OT: Operational technology is the hardware and software that manages and monitors the operation of physical processes and machines. In short, IT deals with information; OT deals with machines. 

AI: Artificial intelligence. No, it’s not the HAL 9000, the talking, self-aware computer in “2001: A Space Odyssey.” But AI does involve making systems with a human-like ability to interpret and learn from data and to adapt to perform human-like tasks.

ML: Machine learning. A subset of artificial intelligence, machine learning applies AI to teach computers to learn for themselves, interpreting data, recognizing patterns and independently adapting to new data and experience.

AIoT: Artificial Intelligence of Things. Adding artificial intelligence to the Internet of Things to enable smart devices to analyze data and make decisions independently to drive efficiency and ultimately optimize systems.

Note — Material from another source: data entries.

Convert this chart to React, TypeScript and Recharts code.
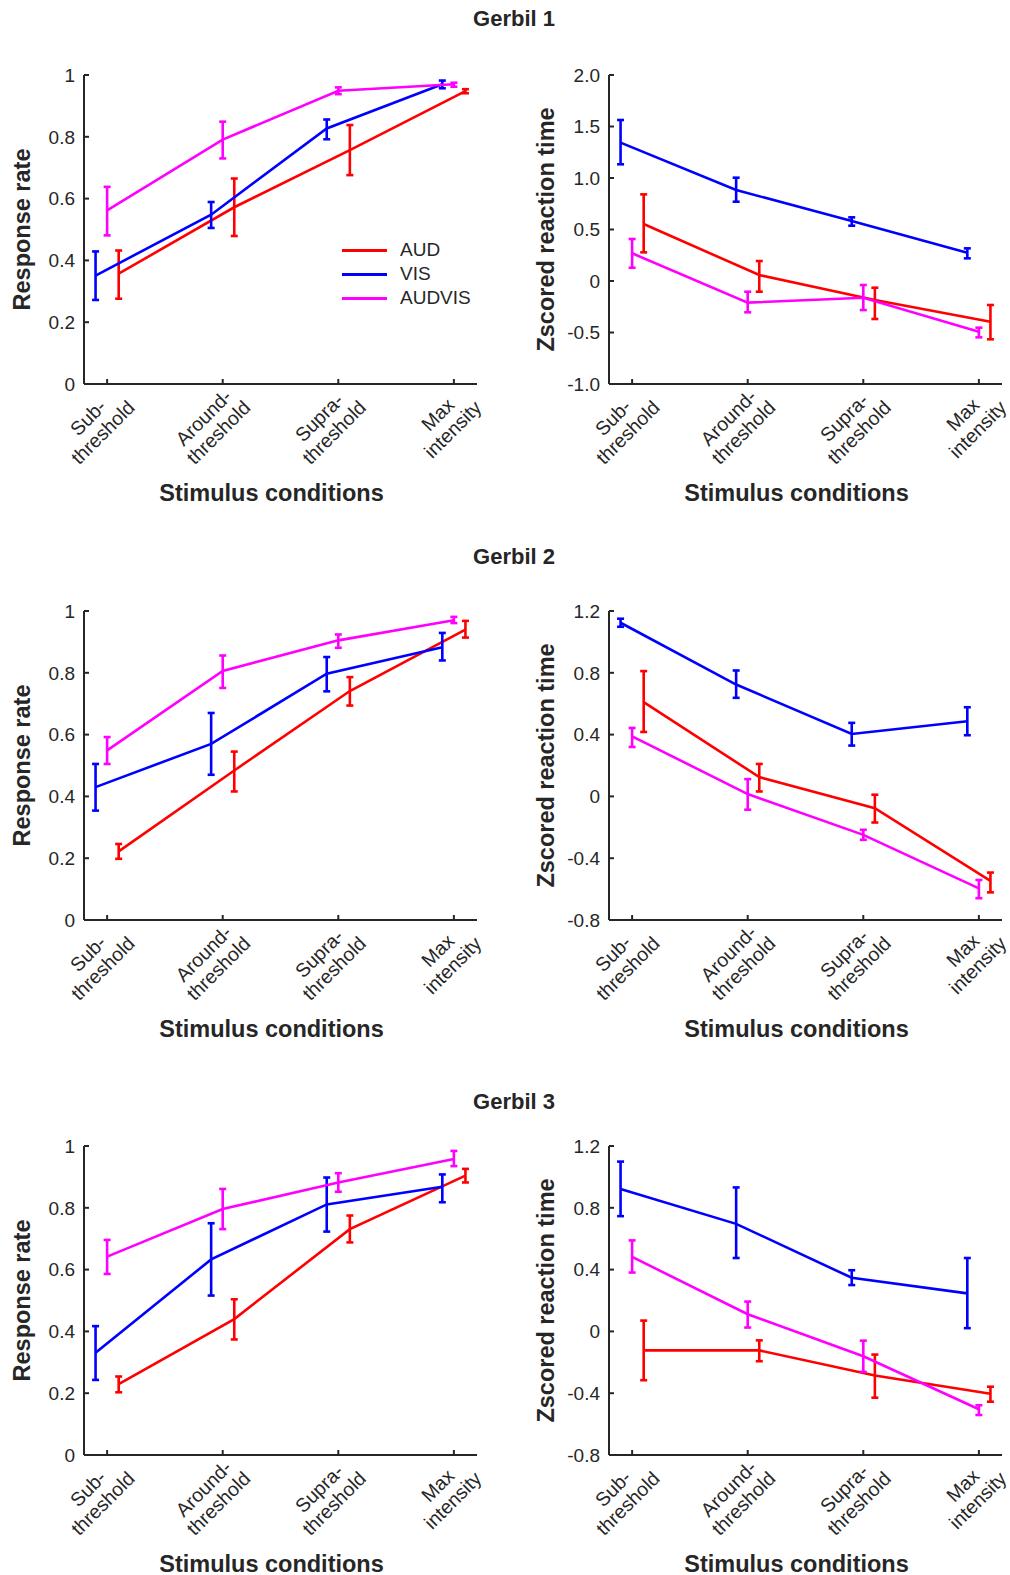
import { LineChart, Line, XAxis, YAxis, ErrorBar, Legend } from 'recharts';

// stimulus categories (two-line tick labels)
const CATEGORIES = [
  ['Sub-', 'threshold'],
  ['Around-', 'threshold'],
  ['Supra-', 'threshold'],
  ['Max', 'intensity'],
];
const CATEGORY_INDEX = [0, 1, 2, 3];

const SERIES_NAMES = ['AUD', 'VIS', 'AUDVIS'];
const SERIES_COLORS = ['#ff0000', '#0000ff', '#ff00ff'];
const SERIES_DODGE = [0.1, -0.1, 0];

const GERBILS = ['Gerbil 1', 'Gerbil 2', 'Gerbil 3'];

const RATE_TICKS = [0, 0.2, 0.4, 0.6, 0.8, 1];
const RT_TICKS_G1 = [-1, -0.5, 0, 0.5, 1, 1.5, 2];
const RT_TICKS_G23 = [-0.8, -0.4, 0, 0.4, 0.8, 1.2];

// each entry: [mean, errorbar low, errorbar high]
const G1_RATE_AUD = [[0.357, 0.276, 0.432], [0.572, 0.479, 0.665], [0.757, 0.676, 0.838], [0.948, 0.941, 0.954]];
const G1_RATE_VIS = [[0.351, 0.272, 0.429], [0.548, 0.505, 0.589], [0.827, 0.792, 0.856], [0.970, 0.957, 0.982]];
const G1_RATE_AUDVIS = [[0.562, 0.481, 0.638], [0.791, 0.730, 0.849], [0.949, 0.938, 0.960], [0.970, 0.962, 0.975]];

const G1_RT_AUD = [[0.553, 0.278, 0.841], [0.058, -0.104, 0.194], [-0.184, -0.369, -0.065], [-0.395, -0.566, -0.233]];
const G1_RT_VIS = [[1.343, 1.133, 1.563], [0.883, 0.770, 1.003], [0.583, 0.537, 0.618], [0.275, 0.220, 0.317]];
const G1_RT_AUDVIS = [[0.269, 0.129, 0.408], [-0.210, -0.304, -0.104], [-0.162, -0.282, -0.039], [-0.492, -0.547, -0.453]];

const G2_RATE_AUD = [[0.222, 0.198, 0.246], [0.484, 0.416, 0.545], [0.741, 0.694, 0.786], [0.940, 0.914, 0.968]];
const G2_RATE_VIS = [[0.430, 0.354, 0.505], [0.570, 0.470, 0.670], [0.797, 0.740, 0.851], [0.883, 0.840, 0.929]];
const G2_RATE_AUDVIS = [[0.549, 0.505, 0.592], [0.806, 0.751, 0.856], [0.905, 0.881, 0.924], [0.970, 0.961, 0.981]];

const G2_RT_AUD = [[0.610, 0.417, 0.811], [0.125, 0.032, 0.210], [-0.076, -0.169, 0.011], [-0.547, -0.621, -0.493]];
const G2_RT_VIS = [[1.124, 1.098, 1.150], [0.724, 0.638, 0.815], [0.404, 0.329, 0.476], [0.486, 0.396, 0.577]];
const G2_RT_AUDVIS = [[0.389, 0.320, 0.443], [0.015, -0.086, 0.112], [-0.249, -0.281, -0.216], [-0.595, -0.659, -0.541]];

const G3_RATE_AUD = [[0.229, 0.203, 0.254], [0.440, 0.374, 0.504], [0.731, 0.688, 0.775], [0.904, 0.882, 0.926]];
const G3_RATE_VIS = [[0.331, 0.243, 0.417], [0.633, 0.516, 0.750], [0.811, 0.723, 0.898], [0.868, 0.818, 0.908]];
const G3_RATE_AUDVIS = [[0.642, 0.586, 0.696], [0.796, 0.731, 0.861], [0.882, 0.852, 0.912], [0.958, 0.935, 0.984]];

const G3_RT_AUD = [[-0.123, -0.316, 0.070], [-0.123, -0.193, -0.058], [-0.286, -0.429, -0.150], [-0.403, -0.455, -0.358]];
const G3_RT_VIS = [[0.921, 0.746, 1.099], [0.696, 0.475, 0.932], [0.347, 0.300, 0.396], [0.246, 0.021, 0.475]];
const G3_RT_AUDVIS = [[0.482, 0.381, 0.589], [0.111, 0.025, 0.193], [-0.161, -0.262, -0.060], [-0.504, -0.541, -0.478]];

const FONT = "'Liberation Sans', Arial, Helvetica, sans-serif";
const INK = '#262626';
const TICK_FONT = 19;
const CAT_FONT = 19.5;
const LINE_H = 21;

// layout
const ROW_TOPS = [75, 611, 1146];
const TITLE_Y = [19, 557, 1102];
const PLOT_H = 309;
const PLOT_W = 393;

let measureCtx: CanvasRenderingContext2D | null = null;
function textWidth(s: string) {
  if (!measureCtx && typeof document !== 'undefined') {
    measureCtx = document.createElement('canvas').getContext('2d');
  }
  if (!measureCtx) return s.length * 10;
  measureCtx.font = `${CAT_FONT}px ${FONT}`;
  return measureCtx.measureText(s).width;
}

const toPoints = (vals: number[][], dodge: number) =>
  vals.map(([m, lo, hi], i) => ({ x: CATEGORY_INDEX[i] + dodge, y: m, err: [m - lo, hi - m] }));

const rateFmt = (v: number) => (v === 0 || v === 1 ? String(v) : v.toFixed(1));
const rtFmt = (v: number) => (v === 0 ? '0' : v.toFixed(1));

function CategoryTick(props: any) {
  const { x, y, payload } = props;
  const lines = CATEGORIES[payload.value];
  if (!lines) return null;
  const w = Math.max(...lines.map(textWidth));
  return (
    <text
      transform={`translate(${x + 14},${y + 10}) rotate(-45)`}
      fontSize={CAT_FONT}
      fontFamily={FONT}
      fill={INK}
      textAnchor="middle"
    >
      {lines.map((l, i) => (
        <tspan key={i} x={-w / 2} y={i * LINE_H}>
          {l}
        </tspan>
      ))}
    </text>
  );
}

const renderLegend = () => (
  <div style={{ fontFamily: FONT, fontSize: 19, color: INK }}>
    {SERIES_NAMES.map((n, i) => (
      <div key={n} style={{ display: 'flex', alignItems: 'center', height: 24.2 }}>
        <div style={{ width: 45, height: 3, background: SERIES_COLORS[i], marginRight: 13 }} />
        <span>{n}</span>
      </div>
    ))}
  </div>
);

interface PanelProps {
  left: number;
  plotTop: number;
  yAxisWidth: number;
  marginRight: number;
  yLabel: string;
  yLabelX: number;
  ticks: number[];
  fmt: (v: number) => string;
  series: number[][][];
  showLegend?: boolean;
}

function Panel({ left, plotTop, yAxisWidth, marginRight, yLabel, yLabelX, ticks, fmt, series, showLegend }: PanelProps) {
  const top = plotTop - 20;
  const width = yAxisWidth + PLOT_W + marginRight;
  const height = 20 + PLOT_H + 60 + 100;
  return (
    <div style={{ position: 'absolute', left, top }}>
      <LineChart width={width} height={height} margin={{ top: 20, right: marginRight, bottom: 100, left: 0 }}>
        <XAxis
          type="number"
          dataKey="x"
          domain={[-0.2, 3.2]}
          ticks={CATEGORY_INDEX}
          allowDataOverflow
          height={60}
          interval={0}
          tickSize={-5}
          tickMargin={5}
          axisLine={{ stroke: INK, strokeWidth: 2 }}
          tickLine={{ stroke: INK, strokeWidth: 2 }}
          tick={<CategoryTick />}
          label={{
            content: ({ viewBox }: any) => (
              <text
                x={viewBox.x + viewBox.width / 2 - 9}
                y={viewBox.y + 109}
                textAnchor="middle"
                dominantBaseline="central"
                fontFamily={FONT}
                fontWeight="bold"
                fontSize={23.5}
                fill={INK}
              >
                Stimulus conditions
              </text>
            ),
          }}
        />
        <YAxis
          type="number"
          domain={[ticks[0], ticks[ticks.length - 1]]}
          ticks={ticks}
          allowDataOverflow
          width={yAxisWidth}
          interval={0}
          tickSize={-5}
          tickMargin={14}
          tickFormatter={fmt}
          axisLine={{ stroke: INK, strokeWidth: 2 }}
          tickLine={{ stroke: INK, strokeWidth: 2 }}
          tick={{ fontSize: TICK_FONT, fontFamily: FONT, fill: INK }}
          label={{
            content: ({ viewBox }: any) => {
              const cy = viewBox.y + viewBox.height / 2;
              return (
                <text
                  x={yLabelX}
                  y={cy}
                  transform={`rotate(-90, ${yLabelX}, ${cy})`}
                  textAnchor="middle"
                  dominantBaseline="central"
                  fontFamily={FONT}
                  fontWeight="bold"
                  fontSize={23.5}
                  fill={INK}
                >
                  {yLabel}
                </text>
              );
            },
          }}
        />
        {showLegend && (
          <Legend
            layout="vertical"
            align="center"
            verticalAlign="middle"
            content={renderLegend}
            wrapperStyle={{ left: 342, top: 183, width: 160 }}
          />
        )}
        {series.map((vals, i) => (
          <Line
            key={SERIES_NAMES[i]}
            name={SERIES_NAMES[i]}
            data={toPoints(vals, SERIES_DODGE[i])}
            dataKey="y"
            type="linear"
            stroke={SERIES_COLORS[i]}
            strokeWidth={2.6}
            dot={false}
            activeDot={false}
            isAnimationActive={false}
          >
            <ErrorBar dataKey="err" direction="y" width={3.5} stroke={SERIES_COLORS[i]} strokeWidth={2.6} isAnimationActive={false} />
          </Line>
        ))}
      </LineChart>
    </div>
  );
}

const RATE_SERIES = [
  [G1_RATE_AUD, G1_RATE_VIS, G1_RATE_AUDVIS],
  [G2_RATE_AUD, G2_RATE_VIS, G2_RATE_AUDVIS],
  [G3_RATE_AUD, G3_RATE_VIS, G3_RATE_AUDVIS],
];
const RT_SERIES = [
  [G1_RT_AUD, G1_RT_VIS, G1_RT_AUDVIS],
  [G2_RT_AUD, G2_RT_VIS, G2_RT_AUDVIS],
  [G3_RT_AUD, G3_RT_VIS, G3_RT_AUDVIS],
];
const RT_TICKS = [RT_TICKS_G1, RT_TICKS_G23, RT_TICKS_G23];

export default function App() {
  return (
    <div
      style={{
        position: 'absolute',
        left: 0,
        top: 0,
        width: 1010,
        height: 1575,
        background: '#fff',
        overflow: 'hidden',
        fontFamily: FONT,
      }}
    >
      {GERBILS.map((g, r) => (
        <div key={g}>
          <div
            style={{
              position: 'absolute',
              left: 314,
              width: 400,
              top: TITLE_Y[r] - 13,
              height: 26,
              lineHeight: '26px',
              textAlign: 'center',
              fontWeight: 'bold',
              fontSize: 22,
              color: INK,
            }}
          >
            {g}
          </div>
          <Panel
            left={0}
            plotTop={ROW_TOPS[r]}
            yAxisWidth={84}
            marginRight={28}
            yLabel="Response rate"
            yLabelX={22}
            ticks={RATE_TICKS}
            fmt={rateFmt}
            series={RATE_SERIES[r]}
            showLegend={r === 0}
          />
          <Panel
            left={520}
            plotTop={ROW_TOPS[r]}
            yAxisWidth={89}
            marginRight={8}
            yLabel="Zscored reaction time"
            yLabelX={25.5}
            ticks={RT_TICKS[r]}
            fmt={rtFmt}
            series={RT_SERIES[r]}
          />
        </div>
      ))}
    </div>
  );
}
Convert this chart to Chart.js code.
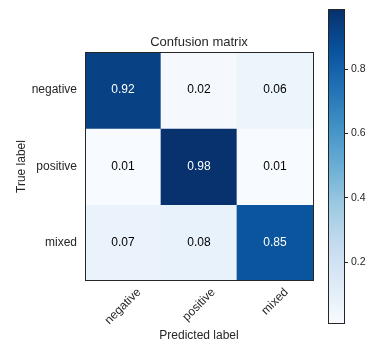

DM: Digital manufacturing. DM combines manufacturing technologies with digital techniques to assist in design and analysis of product and manufacturing processes. A digital manufacturing system can digitally design a manufacturing process while designers develop the product and engineers assess its manufacturability or create a 3D simulation of a production line.

AM: Can mean additive manufacturing, also known as 3D printing. A 3D printer builds three-dimensional objects by adding successive layers of plastic or metal.  

AM: Can also mean advanced manufacturing. Advanced manufacturing uses cutting-edge technology to improve products and processes.

M2M: Machine-to-Machine communication. In M2M, smart machines and devices communicate directly, collecting and sharing data and performing actions without human interaction.

MES: Manufacturing Execution Systems allow for precise control of the manufacturing process — like inventory tracking, machine maintenance and other production events. An MES has real-time production data monitoring and analytical tools to improve quality and efficiency.

ERP: Enterprise Resource Planning. Similar to MES, but an ERP gathers data from every part of the business — not just the manufacturing processes — into one central location. The information usually is presented on a dashboard that shows productivity and profitability across the entire business. Manufacturers also can use it to keep track of a supply chain.

5G: The fifth generation of wireless communication. This advancement in mobile broadband technology promises speeds some 10 times faster than 4G, boosting production of new IoT connected products while increasing efficiency and reducing costs.